# Android Emulator Beenden



## javawolf (22. Jun 2011)

Hallo Leute,

bräuchte mal eure Hilfe!
Hab mir gestern mal das aktuellste Android-SDK und die Android-Plugins für Netbeans installiert, was auch relativ zügig funktionierte. Nur wenn ich in Netbeans ein Android-Beispiel starten möchte startet zwar der Emulator, kann ihn jedoch nicht mehr beenden! Der Taskmanager bringt auch nichts und muss den Rechner runterfahren um dem Grauen ein Ende zu bereiten:autsch::noe:
Auf dem Rechner läuft Win-XP Pentium-IV 3Ghz 1GB-Ram


gruß Michael


----------



## mjdv (22. Jun 2011)

Der Prozess müsste sdlapp.exe oder so heißen.

Funktionieren die Buttons zum schließen oben rechts nicht??

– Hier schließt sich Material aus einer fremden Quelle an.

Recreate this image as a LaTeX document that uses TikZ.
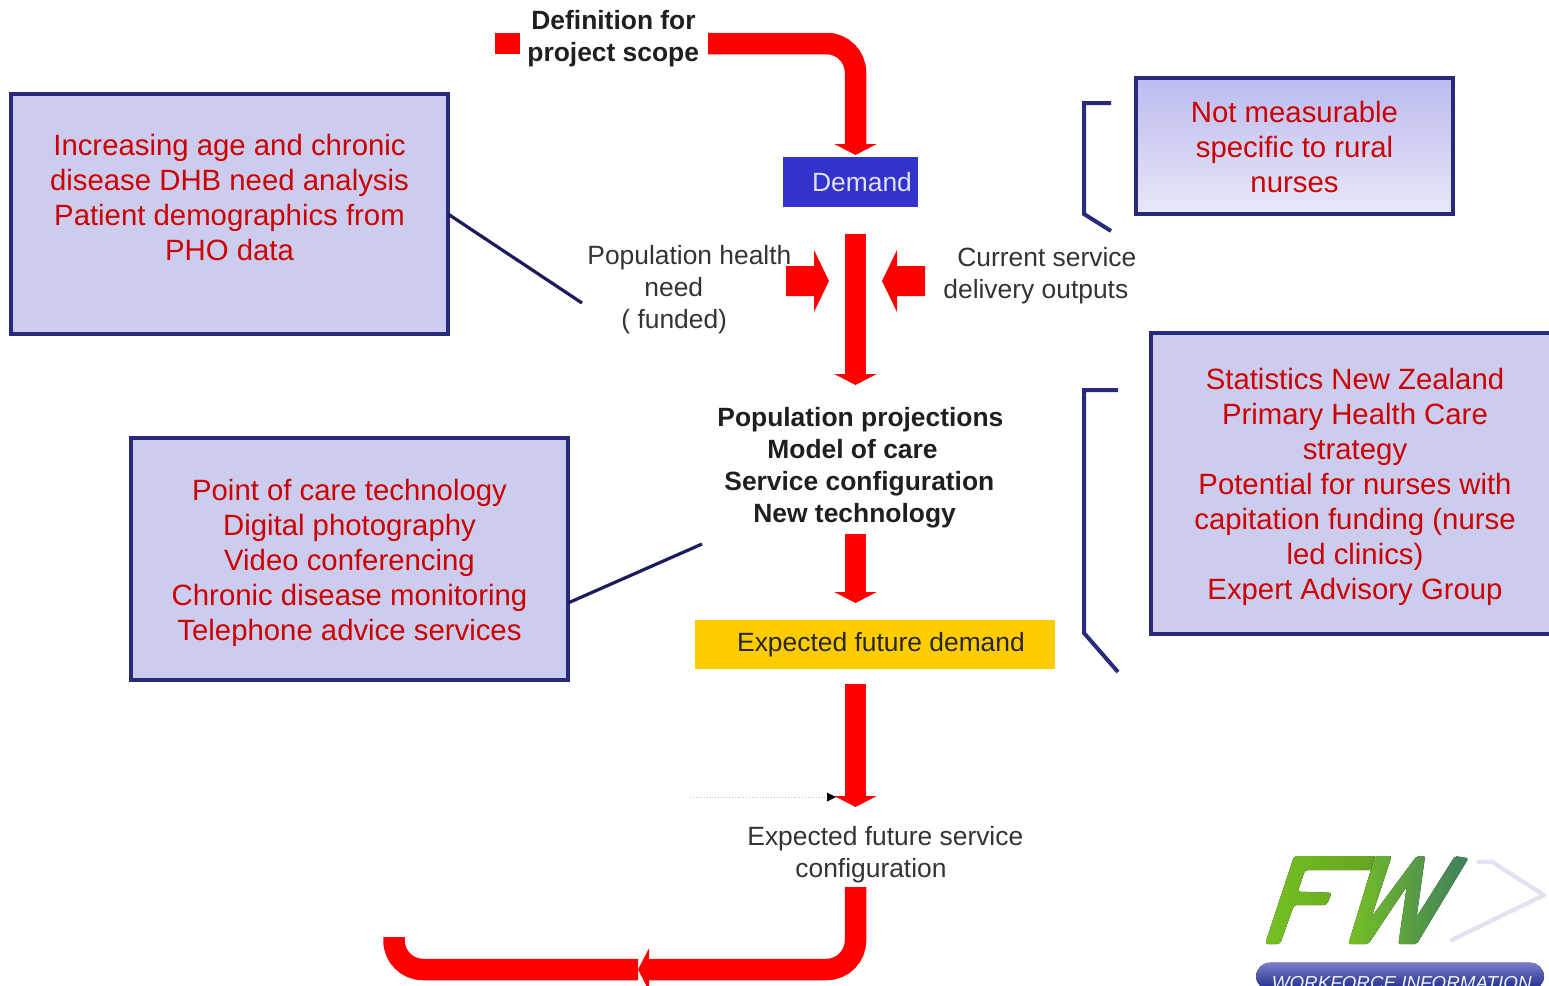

Ansonsten könntest du mit der Auflegetaste lange drücken versuchen den Emulator runterzufahren.


----------



## javawolf (22. Jun 2011)

Hi,

nein der Schließen-Button funktioniert nicht! Wenn ich da drauf klicke hängt sich der Emulator auf....
Der Process sdlapp.exe ist mir noch nicht direkt aufgefallen, hab bis jetzt immer versucht emulator.exe im Taskmanager zu beenden!
Ist eh ziemlich langsam und träge das ganze.... Muss mal schauen.

aber danke schon mal!

gruß


----------



## mjdv (23. Jun 2011)

Ja, ab 2.3 wird das ganze doch recht langsam, aber sie arbeiten mit einem OpenGL Team zusammen um das noch besser zu machen.


----------



## javawolf (23. Jun 2011)

Hi,

also es funktioniert zwar immer noch nicht richtig aber wenn ich den Emulator im Taskmanger beende, ohne vorher auf den Schließen-Button zu klicken, läßt er sich wenigstens beenden! Besser als nix...

gruß


----------